Banana blossom is also growing in popularity. This large purplish-brown flower of the banana tree can be chopped up and added to practically anything, from curries to soups to stews. It can even be eaten raw in salads. While not a direct alternative to meat (it’s often compared to artichoke), when cooked or pan-tossed in your favourite seasonings it can make a great centrepiece to any dish. Canned banana blossom in brine can be found in many international food stores. Unlike jackfruit, however, it is still not readily available in larger supermarket chains.

Soya-free only

Stuffed with No Moo vegan cheese, Vegusto’s Special Vegan Roast – using ingredients including gluten, vegetable oils and almond butter – can be used as a substitute for a big Sunday roast. You can serve it the traditional way, with gravy, roast potatoes, seasonal vegetables and rosemary. They also do Pepper ‘Schnitzel’ Steak and Paprika ‘Schnitzel’ Steak, for those who used to love the meat equivalent.

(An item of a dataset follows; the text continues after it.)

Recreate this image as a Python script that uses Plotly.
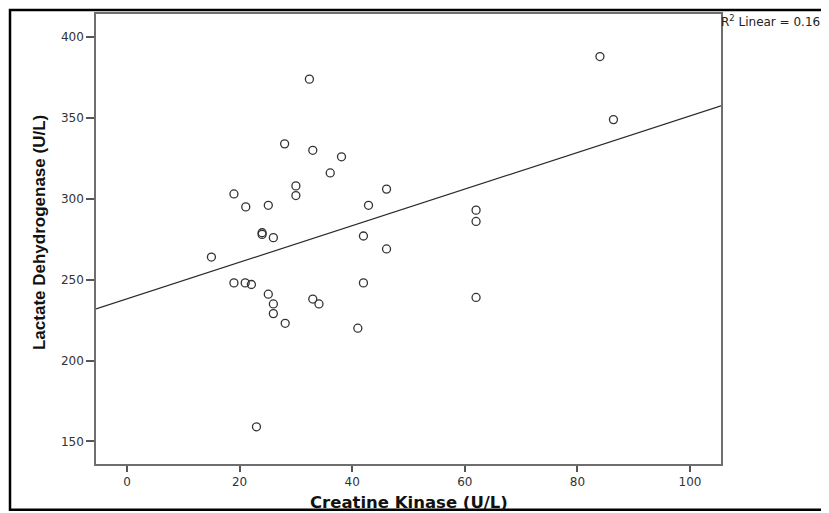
import numpy as np
import plotly.graph_objects as go

# Creatine Kinase (U/L)
ck = [32.4, 28.0, 33.0, 38.1, 36.1, 30.0, 30.0, 19.0, 21.1, 25.1, 46.1, 42.9,
      24.0, 24.0, 26.0, 42.0, 46.1, 15.0,
      19.0, 21.0, 22.1, 25.1, 26.0, 26.0, 28.1, 33.0, 34.1, 42.0, 41.0, 23.0,
      86.4, 62.0, 62.0, 62.0, 84.0]
# Lactate Dehydrogenase (U/L)
ldh = [374, 334, 330, 326, 316, 308, 302, 303, 295, 296, 306, 296,
       279, 278, 276, 277, 269, 264,
       248, 248, 247, 241, 235, 229, 223, 238, 235, 248, 220, 159,
       349, 293, 286, 239, 388]

x_range = [-5.5, 105.5]
y_range = [136, 414.3]
x_ticks = [0, 20, 40, 60, 80, 100]
y_ticks = [150, 200, 250, 300, 350, 400]
r2_label = "R<sup>2</sup> Linear = 0.163"
x_title = "<b>Creatine Kinase (U/L)</b>"
y_title = "<b>Lactate Dehydrogenase (U/L)</b>"

slope, intercept = np.polyfit(ck, ldh, 1)
line_x = np.array(x_range)
line_y = intercept + slope * line_x

ARIAL = "Arial, 'Liberation Sans', sans-serif"
DEJAVU = "'DejaVu Sans', sans-serif"

fig = go.Figure()
fig.add_trace(go.Scatter(
    x=line_x, y=line_y, mode="lines",
    line=dict(color="#2a2a2a", width=1.2), hoverinfo="skip", showlegend=False))
fig.add_trace(go.Scatter(
    x=ck, y=ldh, mode="markers",
    marker=dict(symbol="circle-open", size=8, color="#333333", line=dict(width=1.3)),
    showlegend=False))

axis_common = dict(
    showgrid=False, zeroline=False, showline=True, mirror=True,
    linecolor="#6e6e6e", linewidth=1.6,
    ticks="outside", tickwidth=1.5, tickcolor="#555555",
    tickfont=dict(family=DEJAVU, size=12, color="#333333"),
)

fig.update_xaxes(range=x_range, tickvals=x_ticks, ticklen=6, **axis_common)
fig.update_yaxes(range=y_range, tickvals=y_ticks, ticklen=8, **axis_common)

# page offset of the figure inside the browser page (body margin)
OFF = 8
W, H = 821, 505
L, T = 96 - OFF, 12 - OFF
R = W - (721 - OFF)
B = H - (464 - OFF)
pw, ph = W - L - R, H - T - B

def px(xp):
    return (xp - OFF - L) / pw

def py(yp):
    return (H - B - (yp - OFF)) / ph

fig.add_shape(type="rect", xref="paper", yref="paper",
              x0=px(10), x1=px(850), y0=py(510), y1=py(8),
              line=dict(color="#000000", width=2.5), layer="below")

fig.add_annotation(text=r2_label, xref="paper", yref="paper",
                   x=px(719), y=py(19), xanchor="left", yanchor="middle",
                   showarrow=False, font=dict(family=DEJAVU, size=12, color="#222222"))

fig.add_annotation(text=x_title, xref="paper", yref="paper",
                   x=px(409), y=py(503), xanchor="center", yanchor="middle",
                   showarrow=False, font=dict(family=DEJAVU, size=16.5, color="#111111"))

fig.add_annotation(text=y_title, xref="paper", yref="paper", textangle=-90,
                   x=px(39), y=py(232), xanchor="center", yanchor="middle",
                   showarrow=False, font=dict(family=ARIAL, size=17, color="#111111"))

fig.update_layout(
    width=W, height=H,
    margin=dict(l=L, r=R, t=T, b=B),
    paper_bgcolor="white", plot_bgcolor="white",
)

fig.write_html("out.html")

If you’re able to eat gluten, then Seitan is a popular meatless option made entirely of wheat gluten. It soaks up flavours extremely well and the texture is chewy and meat-like. It’s widely available, but you can also make your own!

Gluten-free only

Tempeh is made from fermented soya beans and has been around since the 12th century. Most varieties are gluten-free. It comes in the form of a dense cake and is easily sliced or cubed. Steam or fry it, and then add to stir-fries, pasta dishes, salads, and sandwiches. It’s especially delicious when smoked for a vegan-friendly ‘BLT’.